The leap second is added to keep clocks in sync with the change of the Earth's rotation angle. The last leap second was added on June 30, 2012 and June 30, 2015, respectively. There is a total of 26 leap seconds that have been added to atomic clocks since the tradition was started in 1972 by IERS, NIST reported.

A leap second's unit of time is defined based on Earth's rotation in relation to the distant celestial bodies, but this has changed with the atomic clock debut. At present, this has led to an accurate timekeeping; losing about a second of accuracy every 300 million years only, Data Center reported.

The Earth's rotation does not stay steady. It has slowed down by about .0015 to .002 seconds per day each century. For more accurate timekeeping, leap second addition has been developed. The main purpose of adding a second is to keep the two timescales within 0.9 seconds apart from each other.

The leap second tradition made in 2012 created technical problems amongst big technical companies such as LinkedIn, Reddit, The Mozilla Foundation, and others.
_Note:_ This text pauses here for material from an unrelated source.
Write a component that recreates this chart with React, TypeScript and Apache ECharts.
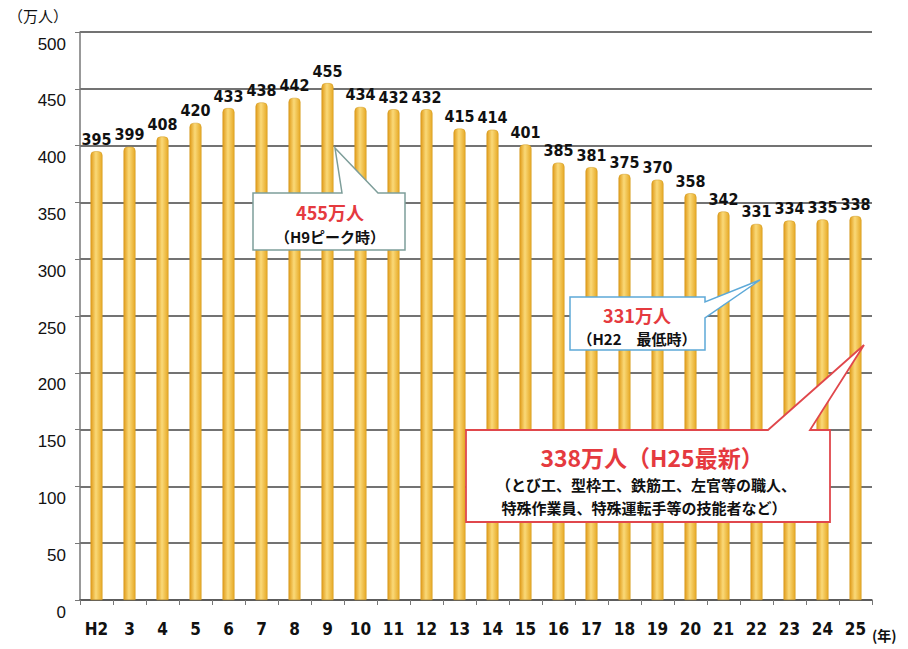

Google reportedly has encountered some problems in 2005 leap second addition; however, the "leap smear" has fixed the issue. With this, the company added a few milliseconds throughout the day to its server clocks so that their servers are sync when UTC will do the time change.  

A leap second is always inserted on June 30 or Dec. 31 of a certain year. Natural events such as the moon's gravitational force, earthquake, volcanic eruptions, tidal waves or other geological phenomena have a huge effect on the Earth's rotation. With these, studies show that the earth's rotation is slowing over time.